Why the ``level game'' ? If your ``high level'' content is the same as your ``low level'' content, except it has more hit points, then game play at level 6 is just as engaging as level 96. Why do we have 90 intervening levels? A lot of people complain about ``the grind'' sometime in their 50's, but I'm pretty sick of it around level 5.
The very first Mud, MUD, invented by Richard Bartle and Roy Trubshaw way back 1978, had only 10 levels. Do you even know why they had levels? It wasn't because D&D had levels, although that is the most common guess, but because they were making commentary on the British class system. People like Richard and Roy weren't ``supposed'' to be in University. Richard was born in North Yorkshire and sounded like a farmer. Roy was born in Wolverhampton, a factory city, so he sounded like a damned tinker. These are just not the sort of people who are ``supposed'' to attend university. Including levels in MUD was not to provide a sense of reward, another common guess, but a commentary on the British social classes.
MUD only needed 10 levels, so MUD only had 10 levels. Now Muds have 100 levels as the norm. Why? Unless the game-play is fundamentally different between, say, level 90 and level 100, then what is the purpose? Why have any levels between 90 and 100? Why not stop at 90?

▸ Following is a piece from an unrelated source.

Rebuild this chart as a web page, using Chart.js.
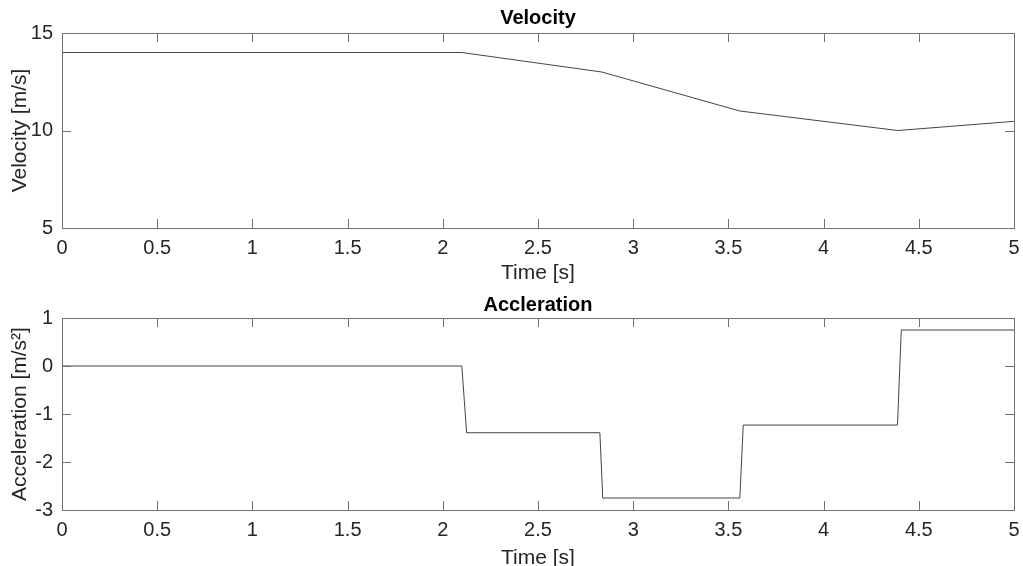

We don't need a level game. We need new and interesting challenges of varying degrees of power and and even offer different modes of difficulty. No one should be powerful enough to take on a Krayt Dragon alone; some things should be so difficult as to require an ``adventuring party''. Even the meekest of newbies ought to be able to solve the murder mystery alone. There should not be any distinction between ``newbie'' content and ``high level'' content. Developers should be designing for solo, party, faction/guild play, not for level 3, 30, 300.
How much more powerful should the uber-elder be over the bare-newbie? In my ideal, that difference would be measured as ``not by much''. Double or triple sounds about right. The high level characters will have better gear and greater character skills (not to mention player skills), and that will be more than decisive. I wouldn't have power-ups and boosts of 500% either.
We don't need 100's of levels. We need content for all types of play. Yes, Virginia, some people actually do look forward to unwinding at the end of long day by ``grinding'', so sure let there be some of that. But there should be solo content for all types, including the sort who would rather be clever than ``fighty'', and there should be small group content, such as raiding a goblin village or raiding foreign lands for gold and slaves, or even large faction-oriented play such as besieging cities or questing for artifacts.
There is much fertile ground here, but I suspect so long as people are obsessed with inflating levels beyond all sense, we will never see one lick of it.